With the fantastic work of voice actor Nicole Tompkins (who previously played Jill Valentine in Resident Evil 3 Remake), Ashley has more mature dialogue in situations and comes across as a frightened young woman rather than a total damsel in distress.
Ashley doesn’t exactly hold her own, but she does help Leon more and plays a more pivotal role during stressful encounters at multiple points in the game. This is a huge relief as the outdated stereotypes from the original have aged terribly and the fanbase generally agrees that Ashley was the most annoying character in the series.
Her cries of 'Leon' are present but less numerous and she doesn’t seem to make herself as much of a nuisance in combat as the original.
The Attaché Case is the only friend you need.
Resident Evil 4 Remake takes around 20 hours to complete, perhaps longer if you play on the hardest difficulty and stop for all side missions.
In this, it paces itself very well. Boss fights are mostly met with downtime for exploration afterwards and there's a real incentive to explore every region. Not only because they are diverse to look at, but treasures and puzzles litter the maps. Earning treasure means you can buy upgrades from the Merchant and improve your standing in the next boss fight. Curiosity is almost always rewarded.

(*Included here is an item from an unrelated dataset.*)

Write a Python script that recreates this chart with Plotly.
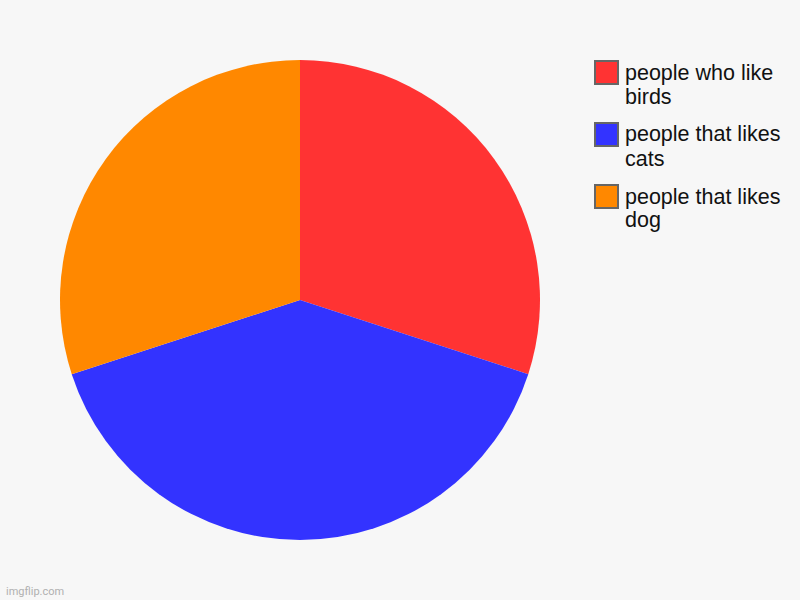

Likewise, completing side missions will reward you with Spinel, a rare material you can trade with the Merchant for exclusive rewards. Bravery and exploration can net some fine rewards indeed.

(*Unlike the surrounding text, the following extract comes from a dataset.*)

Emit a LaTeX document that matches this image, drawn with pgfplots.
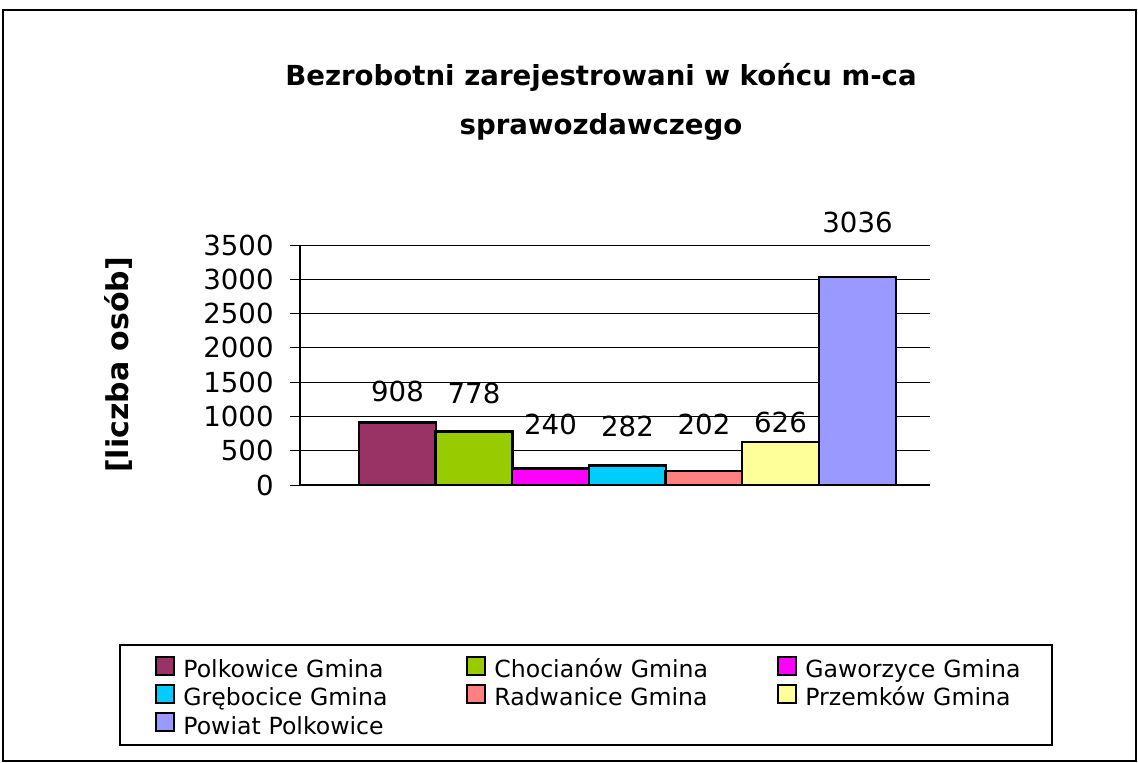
\documentclass[border=0pt]{standalone}
\usepackage{pgfplots}
\pgfplotsset{compat=1.18}
\usepackage{fontspec}
\setmainfont{DejaVu Sans}
\definecolor{cA}{HTML}{993366}
\definecolor{cB}{HTML}{99CC00}
\definecolor{cC}{HTML}{FF00FF}
\definecolor{cD}{HTML}{00CCFF}
\definecolor{cE}{HTML}{FF8080}
\definecolor{cF}{HTML}{FFFF99}
\definecolor{cG}{HTML}{9999FF}
\begin{document}
\begin{tikzpicture}
\useasboundingbox (0,0) rectangle (569pt,-381pt);
\draw[line width=0.6pt] (1.5pt,-5pt) rectangle (568pt,-380.5pt);
\node[font=\fontsize{13.8}{15}\selectfont\bfseries] at (300.5pt,-38.5pt) {Bezrobotni zarejestrowani w końcu m-ca};
\node[font=\fontsize{13.8}{15}\selectfont\bfseries] at (300.5pt,-63.5pt) {sprawozdawczego};
\draw[line width=0.6pt] (60pt,-322.5pt) rectangle (526pt,-372.5pt);
\begin{axis}[
  at={(150pt,-242.5pt)}, anchor=south west,
  scale only axis, width=315pt, height=120pt,
  xmin=0, xmax=630, ymin=0, ymax=3500,
  ytick={0,500,...,3500},
  xtick=\empty,
  ymajorgrids,
  grid style={black, line width=0.5pt},
  axis x line*=bottom, axis y line*=left,
  axis line style={black, line width=0.7pt, -},
  tick style={black, line width=0.5pt},
  major tick length=5pt,
  ytick pos=left, tick align=outside,
  /pgf/number format/assume math mode=true,
  /pgf/number format/1000 sep={},
  yticklabel style={font=\fontsize{13.8}{15}\selectfont, inner sep=0pt, xshift=-8pt},
  ylabel={[liczba osób]},
  ylabel style={at={(axis description cs:-0.2889,0.5)}, anchor=center, font=\fontsize{15}{17}\selectfont\bfseries},
  ybar, bar width=76.7, bar shift=0pt,
  every axis plot/.append style={draw=black, line width=1.3pt},
  nodes near coords,
  every node near coord/.append style={font=\fontsize{13.8}{15}\selectfont, anchor=center, black},
  legend columns=3,
  legend cell align=left,
  legend image code/.code={\draw[#1, line width=1pt] (0pt,-1.5pt) rectangle (9pt,7.5pt);},
  legend style={draw=none, fill=none, inner sep=0pt, at={(axis description cs:-0.2302,-0.71)}, anchor=north west,
    font=\fontsize{11.8}{13}\selectfont, row sep=0pt,
    nodes={inner sep=1pt, text height=8pt, text depth=2.25pt, text width=138pt, align=left},
    /tikz/every odd column/.append style={column sep=3pt},
    /tikz/every even column/.append style={column sep=2.5pt}},
]
\addplot[fill=cA, every node near coord/.append style={yshift=15.9pt}] coordinates {(97.5,908)};
\addplot[fill=cB, every node near coord/.append style={yshift=18.9pt}] coordinates {(174,778)};
\addplot[fill=cC, every node near coord/.append style={yshift=22.3pt}] coordinates {(250.5,240)};
\addplot[fill=cD, every node near coord/.append style={yshift=19.4pt}] coordinates {(327.5,282)};
\addplot[fill=cE, every node near coord/.append style={yshift=23.6pt}] coordinates {(404,202)};
\addplot[fill=cF, every node near coord/.append style={yshift=9.6pt}] coordinates {(480.5,626)};
\addplot[fill=cG, every node near coord/.append style={yshift=27.4pt}] coordinates {(557.5,3036)};
\legend{Polkowice Gmina, Chocianów Gmina, Gaworzyce Gmina, Grębocice Gmina, Radwanice Gmina, Przemków Gmina, Powiat Polkowice}
\end{axis}
\end{tikzpicture}
\end{document}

Combat is extremely satisfying and trying out different weapons is part of the fun, particularly, as the game progresses and the Merchant upgrades his stock.
Some chapters can feel relentless as you fight against the tide of enemies, and as with the original, Resident Evil 4 Remake leans into horror action as a genre. That makes it a big shift from Resident Evil 7, and much closer to Village, and it'll be fascinating to see how newcomers that came in via the swampy, first-person instalment will react to such a tonal shift.

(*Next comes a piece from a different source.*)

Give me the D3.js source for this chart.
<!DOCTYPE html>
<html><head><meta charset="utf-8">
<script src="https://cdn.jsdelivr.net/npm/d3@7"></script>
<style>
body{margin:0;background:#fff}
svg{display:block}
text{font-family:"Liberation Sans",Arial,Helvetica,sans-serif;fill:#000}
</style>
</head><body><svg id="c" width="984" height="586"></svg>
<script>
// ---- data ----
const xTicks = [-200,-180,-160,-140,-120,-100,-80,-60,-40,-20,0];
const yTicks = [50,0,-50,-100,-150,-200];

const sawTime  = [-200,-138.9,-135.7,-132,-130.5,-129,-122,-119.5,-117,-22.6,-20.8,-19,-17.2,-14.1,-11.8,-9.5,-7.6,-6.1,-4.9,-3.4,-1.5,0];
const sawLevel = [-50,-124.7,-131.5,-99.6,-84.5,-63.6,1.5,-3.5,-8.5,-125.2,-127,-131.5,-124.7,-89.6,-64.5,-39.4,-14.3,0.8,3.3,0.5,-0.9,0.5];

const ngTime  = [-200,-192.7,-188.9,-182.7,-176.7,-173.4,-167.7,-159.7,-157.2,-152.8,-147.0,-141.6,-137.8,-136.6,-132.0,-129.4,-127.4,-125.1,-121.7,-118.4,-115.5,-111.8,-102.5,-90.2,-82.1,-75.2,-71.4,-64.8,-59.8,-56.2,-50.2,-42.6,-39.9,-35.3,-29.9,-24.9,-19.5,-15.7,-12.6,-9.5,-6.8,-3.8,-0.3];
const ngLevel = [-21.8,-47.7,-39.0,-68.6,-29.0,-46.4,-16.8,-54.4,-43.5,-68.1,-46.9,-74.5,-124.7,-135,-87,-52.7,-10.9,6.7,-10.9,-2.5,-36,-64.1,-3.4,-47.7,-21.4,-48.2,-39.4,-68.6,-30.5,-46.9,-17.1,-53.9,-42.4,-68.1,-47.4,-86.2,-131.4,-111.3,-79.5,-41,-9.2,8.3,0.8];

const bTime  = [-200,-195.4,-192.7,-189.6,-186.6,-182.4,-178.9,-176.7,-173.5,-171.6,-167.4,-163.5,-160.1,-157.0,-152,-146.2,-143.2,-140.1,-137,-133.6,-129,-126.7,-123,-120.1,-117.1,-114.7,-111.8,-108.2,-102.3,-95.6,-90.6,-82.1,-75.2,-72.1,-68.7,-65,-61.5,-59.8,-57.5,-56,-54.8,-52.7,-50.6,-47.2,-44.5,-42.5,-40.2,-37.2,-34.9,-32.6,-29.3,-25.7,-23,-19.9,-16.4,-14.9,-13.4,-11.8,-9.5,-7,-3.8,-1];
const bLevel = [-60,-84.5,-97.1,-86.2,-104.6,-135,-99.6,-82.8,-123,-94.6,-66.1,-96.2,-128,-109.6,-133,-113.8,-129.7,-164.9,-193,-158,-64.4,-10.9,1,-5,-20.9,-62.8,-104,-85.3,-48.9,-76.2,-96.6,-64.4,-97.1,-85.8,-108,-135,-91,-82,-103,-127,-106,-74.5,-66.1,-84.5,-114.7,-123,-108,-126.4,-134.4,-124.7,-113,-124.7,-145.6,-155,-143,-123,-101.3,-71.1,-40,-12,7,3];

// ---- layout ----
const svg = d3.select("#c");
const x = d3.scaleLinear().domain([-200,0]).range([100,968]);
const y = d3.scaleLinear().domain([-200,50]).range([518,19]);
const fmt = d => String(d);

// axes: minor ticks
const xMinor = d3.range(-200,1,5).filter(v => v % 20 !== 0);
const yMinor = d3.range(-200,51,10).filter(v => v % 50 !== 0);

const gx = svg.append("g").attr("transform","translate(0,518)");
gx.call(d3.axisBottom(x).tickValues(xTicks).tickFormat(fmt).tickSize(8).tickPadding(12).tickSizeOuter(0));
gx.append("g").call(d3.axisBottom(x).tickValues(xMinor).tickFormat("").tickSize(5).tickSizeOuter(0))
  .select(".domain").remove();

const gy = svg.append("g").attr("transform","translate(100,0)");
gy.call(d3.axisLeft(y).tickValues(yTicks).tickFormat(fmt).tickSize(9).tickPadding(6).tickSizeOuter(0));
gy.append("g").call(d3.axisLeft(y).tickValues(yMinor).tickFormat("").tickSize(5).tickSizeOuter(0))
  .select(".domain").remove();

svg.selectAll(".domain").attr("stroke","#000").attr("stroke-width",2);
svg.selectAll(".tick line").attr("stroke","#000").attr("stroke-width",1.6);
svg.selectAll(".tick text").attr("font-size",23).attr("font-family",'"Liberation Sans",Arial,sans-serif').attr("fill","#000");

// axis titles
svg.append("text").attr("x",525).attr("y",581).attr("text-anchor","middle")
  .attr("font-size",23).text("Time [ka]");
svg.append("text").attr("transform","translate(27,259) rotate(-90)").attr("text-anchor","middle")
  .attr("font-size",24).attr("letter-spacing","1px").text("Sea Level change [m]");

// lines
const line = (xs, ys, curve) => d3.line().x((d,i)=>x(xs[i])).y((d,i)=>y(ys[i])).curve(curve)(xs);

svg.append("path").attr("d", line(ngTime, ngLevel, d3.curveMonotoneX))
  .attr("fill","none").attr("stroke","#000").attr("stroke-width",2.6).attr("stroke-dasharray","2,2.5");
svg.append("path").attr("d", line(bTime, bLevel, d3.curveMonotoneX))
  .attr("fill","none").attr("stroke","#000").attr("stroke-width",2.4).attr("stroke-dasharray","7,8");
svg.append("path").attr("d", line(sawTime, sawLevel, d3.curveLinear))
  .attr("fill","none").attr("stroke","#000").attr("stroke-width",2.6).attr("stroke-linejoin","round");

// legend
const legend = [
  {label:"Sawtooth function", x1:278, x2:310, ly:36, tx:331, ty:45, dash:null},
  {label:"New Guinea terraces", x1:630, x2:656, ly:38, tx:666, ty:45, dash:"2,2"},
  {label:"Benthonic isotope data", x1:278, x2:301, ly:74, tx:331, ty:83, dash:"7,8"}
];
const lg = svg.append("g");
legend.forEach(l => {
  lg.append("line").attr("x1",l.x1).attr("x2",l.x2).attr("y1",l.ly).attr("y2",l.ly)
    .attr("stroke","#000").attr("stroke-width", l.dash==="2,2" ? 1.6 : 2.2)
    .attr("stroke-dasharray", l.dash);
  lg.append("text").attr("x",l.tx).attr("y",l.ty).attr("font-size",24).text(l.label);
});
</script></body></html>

Thankfully, it doesn't subtract from the horror setting, with plenty of tense moments where you'll be doing plenty of running and panicking – or maybe that’s just me.
The Resident Evil 4 Remake, not unlike an overzealous kid with too much time on their hands, loves showing you more and more gross stuff and challenges you to deal with it with dwindling resources.
Thankfully, the iconic Attaché Case is back, and making the most of your space with its Tetris-like inventory system is a key part of getting through. Perhaps inventory space was the true enemy all along.
Simply put, the Resident Evil 4 Remake is as action-packed as the original and keeps to the same sincere vision whilst updating on graphics, controls and all the other modern comforts of gaming that we come to expect.
If you're a franchise fan that's been there from the start, come for the excellent reanimation of one of gaming's finest. If you're a newcomer, come for campy atmosphere and superlative visuals. Whatever you come for, be sure to stay for bingo.
Review code provided by the publisher. Reviewed on PS5.